Indeed, relatively speaking, the blue chip store-of-value financial instrument is none other than Grindr (about which I will spare you any success stories or other images). GRND is down a mere 40% from its pre-SPAC price, although to be perfectly fair, its drop is about 92% if you measure the change from its post-IPO peak.
Before I left the Bumble site, I scrolled down to the footer to see what was there, since that’s usually where the boring stuff resides.
Most of the stuff there was typical footer fodder, such as social media icons, a FAQ page, a T&C page that no one readers, and a Privacy Policy read by even fewer. I would note, however, that in true Bumble fashion, they took the time and trouble to compose a lengthy statement that stated in no uncertain terms that the company does not support slavery, in case you had questions about their position.
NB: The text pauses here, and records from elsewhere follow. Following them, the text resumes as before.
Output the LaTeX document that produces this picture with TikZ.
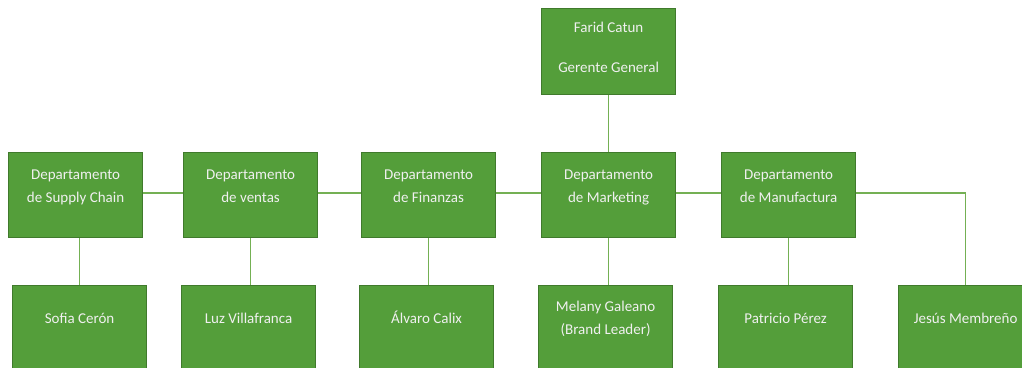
\documentclass[tikz,border=0pt]{standalone}
\usepackage{fontspec}
\setmainfont{Carlito}
\usepackage{tikz}

\definecolor{verde}{RGB}{84,158,58}
\definecolor{verdeborde}{RGB}{64,122,44}
\definecolor{verdelinea}{RGB}{116,176,84}

% texto de caja: alto, espacio arriba, lineas
\newcommand{\caja}[3]{\parbox[c][#1][t]{134pt}{\centering\vspace*{#2}\rule{0pt}{13pt}#3}}

\begin{document}
\begin{tikzpicture}[x=1pt,y=-1pt,
	puesto/.style={draw=verdeborde,line width=1.2pt,fill=verde,text=white!94!black,
		inner sep=0pt,anchor=north west,font=\fontsize{15}{23}\selectfont},
	enlace/.style={verdelinea,line width=1.3pt}]
	\useasboundingbox (0,0) rectangle (1022,367);
	% gerencia
	\node[puesto] (gerente) at (541,8) {\caja{86pt}{11pt}{Farid Catun\\[17pt]Gerente General}};
	% departamentos
	\node[puesto] (supply) at (8,152) {\caja{85pt}{14pt}{Departamento\\de Supply Chain}};
	\node[puesto] (ventas) at (183,152) {\caja{85pt}{14pt}{Departamento\\de ventas}};
	\node[puesto] (finanzas) at (361,152) {\caja{85pt}{14pt}{Departamento\\de Finanzas}};
	\node[puesto] (marketing) at (541,152) {\caja{85pt}{14pt}{Departamento\\de Marketing}};
	\node[puesto] (manufactura) at (721,152) {\caja{85pt}{14pt}{Departamento\\de Manufactura}};
	% personas
	\node[puesto] (sofia) at (12,285) {\caja{90pt}{25pt}{Sofia Cerón}};
	\node[puesto] (luz) at (181,285) {\caja{90pt}{25pt}{Luz Villafranca}};
	\node[puesto] (alvaro) at (359,285) {\caja{90pt}{25pt}{Álvaro Calix}};
	\node[puesto] (melany) at (538,285) {\caja{90pt}{13pt}{Melany Galeano\\(Brand Leader)}};
	\node[puesto] (patricio) at (718,285) {\caja{90pt}{25pt}{Patricio Pérez}};
	\node[puesto] (jesus) at (898,285) {\caja{90pt}{25pt}{Jesús Membreño}};

	\draw[enlace] (gerente.south) -- (marketing.north);
	\draw[enlace] ([yshift=2pt]supply.east) -- ([yshift=2pt]ventas.west);
	\draw[enlace] ([yshift=2pt]ventas.east) -- ([yshift=2pt]finanzas.west);
	\draw[enlace] ([yshift=2pt]finanzas.east) -- ([yshift=2pt]marketing.west);
	\draw[enlace] ([yshift=2pt]marketing.east) -- ([yshift=2pt]manufactura.west);
	\draw[enlace] ([yshift=2pt]manufactura.east) -| (jesus.north);
	\draw[enlace] (sofia.north |- supply.south) -- (sofia.north);
	\draw[enlace] (ventas.south) -- (ventas.south |- luz.north);
	\draw[enlace] (finanzas.south) -- (finanzas.south |- alvaro.north);
	\draw[enlace] (marketing.south) -- (marketing.south |- melany.north);
	\draw[enlace] (manufactura.south) -- (manufactura.south |- patricio.north);
\end{tikzpicture}
\end{document}
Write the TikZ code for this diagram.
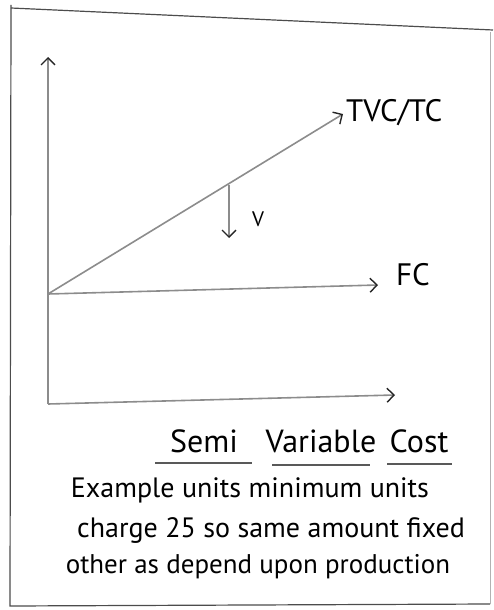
\documentclass[tikz,border=0pt]{standalone}
\usepackage{fontspec}
\setmainfont{PT Sans}
\usetikzlibrary{arrows.meta}
\begin{document}
\begin{tikzpicture}[x=1pt,y=-1pt,
  frame/.style={draw=black!70,line width=1.2pt},
  pencil/.style={draw=black!45,line width=1.6pt,-{Straight Barb[length=7pt,width=14pt,line width=1.4pt,color=black!85]}},
  lbl/.style={font=\fontsize{31}{34}\selectfont,inner sep=0pt},
  title/.style={font=\fontsize{32}{36}\selectfont,inner sep=0pt},
  body/.style={font=\fontsize{28}{31}\selectfont,inner sep=0pt},
  uline/.style={draw=black!65,line width=1.3pt}]
\useasboundingbox (0,0) rectangle (493,610);
% frame
\coordinate (f1) at (11,5);
\coordinate (f2) at (10,606);
\coordinate (f3) at (490,604);
\coordinate (f4) at (493,30);
\coordinate (f0) at (11,8);
\draw[frame] (f1) -- (f2) -- (f3);
\draw[draw=black!30,line width=0.8pt] (f3) -- (490,32);
\draw[frame] (f0) -- (f4);
% axes
\coordinate (O) at (48,404);
\coordinate (ytop) at (48,57);
\coordinate (xend) at (395,395);
\coordinate (F) at (48,294);
\coordinate (fcend) at (378,285);
\coordinate (tvcend) at (343,114);
\draw[pencil] (O) -- (ytop);
\draw[pencil] (O) -- (xend);
\draw[pencil] (F) -- (fcend);
\draw[pencil] (F) -- (tvcend);
% V arrow
\coordinate (vtop) at (229,185);
\coordinate (vbot) at (229,238);
\draw[pencil] (vtop) -- (vbot);
\node[lbl,font=\fontsize{21}{24}\selectfont] (v) at (258,219) {V};
% labels
\node[lbl,anchor=west] (tvc) at (346,113) {TVC/TC};
\node[lbl] (fc) at (413,275) {FC};
% title
\node[title,anchor=base] (semi) at (204,452) {Semi};
\node[title,anchor=base] (var) at (321,452) {Variable};
\node[title,anchor=base] (cost) at (419,452) {Cost};
\draw[uline] (155,463) -- (252,463);
\draw[uline] (272,465) -- (370,465);
\draw[uline] (387,464) -- (452,464);
% body
\node[body] (l1) at (250,490) {Example units minimum units};
\node[body] (l2) at (271,530) {charge 25 so same amount fixed};
\node[body,font=\fontsize{27}{30}\selectfont] (l3) at (258,567) {other as depend upon production};
\end{tikzpicture}
\end{document}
The link is right next to the link for “Investors“, those poor schlubs.
Before I bid a fond farewell to this capitalist travesty, I took a glance at the page which was supposed to summarize what Bumble was really all about. If you are looking for a coherent, unified message, I’m afraid this isn’t going to satisfy you.
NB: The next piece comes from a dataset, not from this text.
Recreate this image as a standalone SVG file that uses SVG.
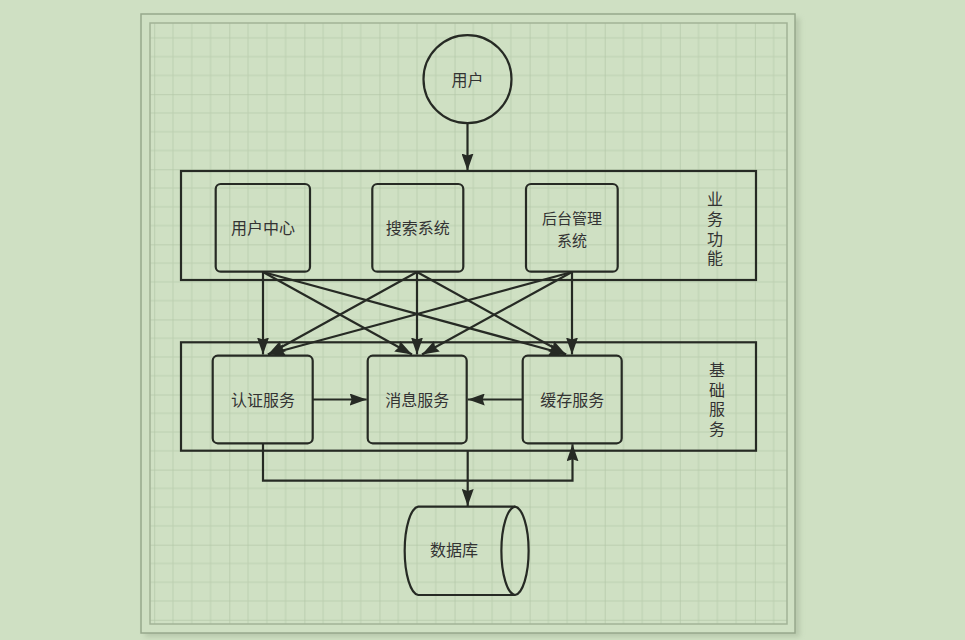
<svg xmlns="http://www.w3.org/2000/svg" width="965" height="640" viewBox="0 0 965 640">
<style>
.box{fill:none;stroke:#262a24;stroke-width:2.2}
.cont{fill:none;stroke:#262a24;stroke-width:2.2}
.edge{fill:none;stroke:#262a24;stroke-width:2.2}
.lbl{font-family:"Noto Sans CJK SC","Noto Sans",sans-serif;font-size:16px;fill:#333;text-anchor:middle}
.vlbl{font-family:"Noto Sans CJK SC","Noto Sans",sans-serif;font-size:16px;fill:#333;text-anchor:start;writing-mode:vertical-rl;letter-spacing:3.7px}
</style>
<defs>
<marker id="arr" markerUnits="userSpaceOnUse" viewBox="0 0 17 12" markerWidth="17" markerHeight="12" refX="17" refY="6" orient="auto">
<path d="M0,0 L17,6 L0,12 L2,6 Z" fill="#262a24"/>
</marker>
<pattern id="grid" patternUnits="userSpaceOnUse" x="229.3" y="94.2" width="75.08" height="75.08">
<rect x="18.27" y="0" width="1" height="75.08" fill="#bccfb0"/>
<rect x="37.04" y="0" width="1" height="75.08" fill="#bccfb0"/>
<rect x="55.81" y="0" width="1" height="75.08" fill="#bccfb0"/>
<rect x="0" y="18.27" width="75.08" height="1" fill="#bccfb0"/>
<rect x="0" y="37.04" width="75.08" height="1" fill="#bccfb0"/>
<rect x="0" y="55.81" width="75.08" height="1" fill="#bccfb0"/>
<rect x="-0.5" y="0" width="1.2" height="75.08" fill="#b3c7a7"/>
<rect x="0" y="-0.5" width="75.08" height="1.2" fill="#b3c7a7"/>
</pattern>
<filter id="sh" x="-5%" y="-5%" width="110%" height="110%"><feGaussianBlur stdDeviation="2.5"/></filter>
</defs>
<rect x="0" y="0" width="965" height="640" fill="#cfe0c3"/>
<g id="paper">
<rect x="145" y="18" width="655" height="619" fill="#a9ba9e" opacity="0.6" filter="url(#sh)"/>
<rect x="141" y="14" width="654" height="619" fill="#cfe0c3" stroke="#97a88c" stroke-width="1.5"/>
<rect x="150" y="23" width="637" height="601" fill="url(#grid)" stroke="#a2b397" stroke-width="1.5"/>
</g>
<g id="user">
<circle cx="467.5" cy="79.2" r="44" class="box"/>
<text class="lbl" x="467.5" y="85.5">用户</text>
</g>
<g id="biz-container">
<rect x="181" y="171" width="575" height="109" class="cont"/>
<text class="vlbl" x="715" y="191.3">业务功能</text>
</g>
<g id="user-center">
<rect x="215.7" y="184" width="94.3" height="87.7" rx="5" class="box"/>
<text class="lbl" x="263" y="233.8">用户中心</text>
</g>
<g id="search">
<rect x="372.3" y="184" width="91" height="87.7" rx="5" class="box"/>
<text class="lbl" x="417.8" y="233.8">搜索系统</text>
</g>
<g id="admin">
<rect x="526" y="184" width="91.7" height="87.7" rx="5" class="box"/>
<text class="lbl" style="font-size:15px"><tspan x="572" y="223.8">后台管理</tspan><tspan x="572" y="245.6">系统</tspan></text>
</g>
<g id="base-container">
<rect x="181" y="342.3" width="575" height="108.4" class="cont"/>
<text class="vlbl" x="717" y="362">基础服务</text>
</g>
<g id="auth">
<rect x="212.7" y="355.7" width="100" height="87.6" rx="5" class="box"/>
<text class="lbl" x="263" y="405.5">认证服务</text>
</g>
<g id="msg">
<rect x="367.7" y="355.7" width="99" height="87.6" rx="5" class="box"/>
<text class="lbl" x="417.2" y="405.5">消息服务</text>
</g>
<g id="cache">
<rect x="522.7" y="355.7" width="99" height="87.6" rx="5" class="box"/>
<text class="lbl" x="572.2" y="405.5">缓存服务</text>
</g>
<g id="database">
<path d="M418.3,506.7 L515,506.7 A14.3,44.2 0 0 1 515,595 L418.3,595 A14.3,44.2 0 0 1 418.3,506.7 Z" class="box"/>
<path d="M515,506.7 A14.3,44.2 0 0 0 515,595" class="box"/>
<text class="lbl" x="454" y="556.3">数据库</text>
</g>
<g id="connectors" class="edge">
<path d="M467.5,123.3 V170.5" marker-end="url(#arr)"/>
<path d="M263,272 V354.5" marker-end="url(#arr)"/>
<path d="M417,272 V354.5" marker-end="url(#arr)"/>
<path d="M572,272 V354.5" marker-end="url(#arr)"/>
<path d="M263,272 L412,354.5" marker-end="url(#arr)"/>
<path d="M263,272 L566,354.5" marker-end="url(#arr)"/>
<path d="M417,272 L268,354.5" marker-end="url(#arr)"/>
<path d="M417,272 L566,354.5" marker-end="url(#arr)"/>
<path d="M572,272 L268,354.5" marker-end="url(#arr)"/>
<path d="M572,272 L422,354.5" marker-end="url(#arr)"/>
<path d="M312.7,399.5 H366.7" marker-end="url(#arr)"/>
<path d="M522.7,399.5 H467.7" marker-end="url(#arr)"/>
<path d="M263,443.3 V480.7 H572.5 V444.3" marker-end="url(#arr)"/>
<path d="M467.7,450.7 V506" marker-end="url(#arr)"/>
</g>
</svg>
Because Bumble is, of course, about Bumble. But it’s also about Badoo, as well as Fruitz.
What is Fruitz, you ask? I had the same question. I wondered if it was a competitor to Grindr. Nope. Fruitz is, evidently, a means by which open and honest dating intentions are communicated through “playful fruit metaphors.” Seriously. I’m not making this up.
Let’s face it: Bumble would have never gone public in a normal stock market. The trillions upon trillions of fiat bucks showered onto the financial landscape produced countless public corporations that should have stayed private (or, in many cases, never have even existed) in the first place.
Bumble’s abysmal failure as an investment for the public market comes as no surprise at all. It’s just that I wasn’t expecting a firm with so much to be embarrassed about to be so absolutely full of itself.
If I may be permitted a playful fruit metaphor, I think the people behind this lemon must be bananas.